_What is required_. Copy all the data exactly, except the pictures.

_Collected data_.
----
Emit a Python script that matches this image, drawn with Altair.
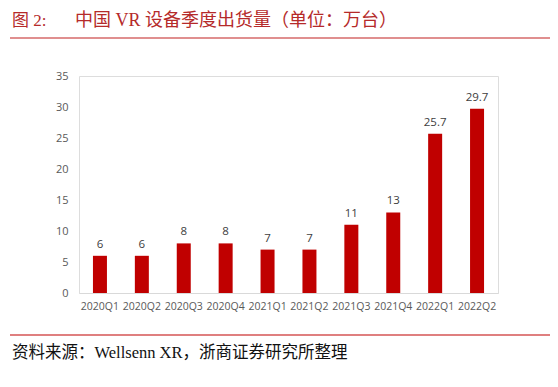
import altair as alt
import pandas as pd

quarters = ["2020Q1", "2020Q2", "2020Q3", "2020Q4", "2021Q1", "2021Q2",
            "2021Q3", "2021Q4", "2022Q1", "2022Q2"]
shipments = [6, 6, 8, 8, 7, 7, 11, 13, 25.7, 29.7]
labels = ["6", "6", "8", "8", "7", "7", "11", "13", "25.7", "29.7"]
y_ticks = [0, 5, 10, 15, 20, 25, 30, 35]

title_prefix = "图 2:"
title_main = "中国 VR 设备季度出货量（单位：万台）"
source_text = "资料来源：Wellsenn XR，浙商证券研究所整理"

df = pd.DataFrame({"q": quarters, "v": shipments, "lab": labels})

SERIF = "Liberation Serif, Noto Sans CJK SC"
SANS = "Open Sans, Noto Sans, sans-serif"

W, H = 419, 217

x_enc = alt.X("q:N", sort=quarters, title=None,
              scale=alt.Scale(paddingInner=0.66, paddingOuter=0.33),
              axis=alt.Axis(labelAngle=0, labelFont=SANS, labelFontSize=10.5,
                            labelColor="#595959", ticks=False, domain=True,
                            domainColor="#D9D9D9", domainWidth=1.2,
                            labelPadding=8, grid=False, labelOverlap=False))
y_enc = alt.Y("v:Q", title=None,
              scale=alt.Scale(domain=[0, 35], nice=False),
              axis=alt.Axis(values=y_ticks, tickCount=8, labelFont=SANS,
                            labelFontSize=11, labelColor="#595959", ticks=False,
                            domain=False, grid=False, labelPadding=11,
                            labelOverlap=False, labelFlush=False))

bars = alt.Chart(df).mark_bar(color="#C00000", size=14).encode(x=x_enc, y=y_enc)

vals = alt.Chart(df).mark_text(font=SANS, fontSize=11.5, color="#404040",
                               baseline="alphabetic", dy=-8).encode(
    x=x_enc, y=y_enc, text="lab:N")

deco = pd.DataFrame({"d": [0]})

title_line = alt.Chart(deco).mark_rule(color="#D66A6A", strokeWidth=1.5, clip=False).encode(
    x=alt.value(-69), x2=alt.value(472), y=alt.value(-38))
foot_line = alt.Chart(deco).mark_rule(color="#C00000", strokeWidth=1.2, clip=False).encode(
    x=alt.value(-69), x2=alt.value(472), y=alt.value(259))

t1 = alt.Chart(deco).mark_text(text=title_prefix, font=SERIF, fontSize=17,
                               color="#B52A2A", align="left", baseline="middle",
                               clip=False).encode(x=alt.value(-67), y=alt.value(-55))
t2 = alt.Chart(deco).mark_text(text=title_main, font=SERIF, fontSize=18,
                               color="#B52A2A", align="left", baseline="middle",
                               clip=False).encode(x=alt.value(-4), y=alt.value(-55))
src = alt.Chart(deco).mark_text(text=source_text, font=SERIF, fontSize=16.5,
                                color="#111111", align="left", baseline="middle",
                                clip=False).encode(x=alt.value(-67), y=alt.value(277))

chart = alt.layer(bars, vals, title_line, foot_line, t1, t2, src).properties(
    width=W, height=H,
    autosize=alt.AutoSizeParams(type="none"),
    padding={"left": 71, "top": 68, "right": 52, "bottom": 86},
).configure_view(stroke=None).configure(background="white")

chart.save("out.html", embed_options={"renderer": "svg", "actions": False})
----
_Response to the task_.
Emit a Python script that matches this image, drawn with Altair.
import altair as alt
import pandas as pd

quarters = ["2020Q1", "2020Q2", "2020Q3", "2020Q4", "2021Q1", "2021Q2",
            "2021Q3", "2021Q4", "2022Q1", "2022Q2"]
shipments = [6, 6, 8, 8, 7, 7, 11, 13, 25.7, 29.7]
labels = ["6", "6", "8", "8", "7", "7", "11", "13", "25.7", "29.7"]
y_ticks = [0, 5, 10, 15, 20, 25, 30, 35]

title_prefix = "图 2:"
title_main = "中国 VR 设备季度出货量（单位：万台）"
source_text = "资料来源：Wellsenn XR，浙商证券研究所整理"

df = pd.DataFrame({"q": quarters, "v": shipments, "lab": labels})

SERIF = "Liberation Serif, Noto Sans CJK SC"
SANS = "Open Sans, Noto Sans, sans-serif"

W, H = 419, 217

x_enc = alt.X("q:N", sort=quarters, title=None,
              scale=alt.Scale(paddingInner=0.66, paddingOuter=0.33),
              axis=alt.Axis(labelAngle=0, labelFont=SANS, labelFontSize=10.5,
                            labelColor="#595959", ticks=False, domain=True,
                            domainColor="#D9D9D9", domainWidth=1.2,
                            labelPadding=8, grid=False, labelOverlap=False))
y_enc = alt.Y("v:Q", title=None,
              scale=alt.Scale(domain=[0, 35], nice=False),
              axis=alt.Axis(values=y_ticks, tickCount=8, labelFont=SANS,
                            labelFontSize=11, labelColor="#595959", ticks=False,
                            domain=False, grid=False, labelPadding=11,
                            labelOverlap=False, labelFlush=False))

bars = alt.Chart(df).mark_bar(color="#C00000", size=14).encode(x=x_enc, y=y_enc)

vals = alt.Chart(df).mark_text(font=SANS, fontSize=11.5, color="#404040",
                               baseline="alphabetic", dy=-8).encode(
    x=x_enc, y=y_enc, text="lab:N")

deco = pd.DataFrame({"d": [0]})

title_line = alt.Chart(deco).mark_rule(color="#D66A6A", strokeWidth=1.5, clip=False).encode(
    x=alt.value(-69), x2=alt.value(472), y=alt.value(-38))
foot_line = alt.Chart(deco).mark_rule(color="#C00000", strokeWidth=1.2, clip=False).encode(
    x=alt.value(-69), x2=alt.value(472), y=alt.value(259))

t1 = alt.Chart(deco).mark_text(text=title_prefix, font=SERIF, fontSize=17,
                               color="#B52A2A", align="left", baseline="middle",
                               clip=False).encode(x=alt.value(-67), y=alt.value(-55))
t2 = alt.Chart(deco).mark_text(text=title_main, font=SERIF, fontSize=18,
                               color="#B52A2A", align="left", baseline="middle",
                               clip=False).encode(x=alt.value(-4), y=alt.value(-55))
src = alt.Chart(deco).mark_text(text=source_text, font=SERIF, fontSize=16.5,
                                color="#111111", align="left", baseline="middle",
                                clip=False).encode(x=alt.value(-67), y=alt.value(277))

chart = alt.layer(bars, vals, title_line, foot_line, t1, t2, src).properties(
    width=W, height=H,
    autosize=alt.AutoSizeParams(type="none"),
    padding={"left": 71, "top": 68, "right": 52, "bottom": 86},
).configure_view(stroke=None).configure(background="white")

chart.save("out.html", embed_options={"renderer": "svg", "actions": False})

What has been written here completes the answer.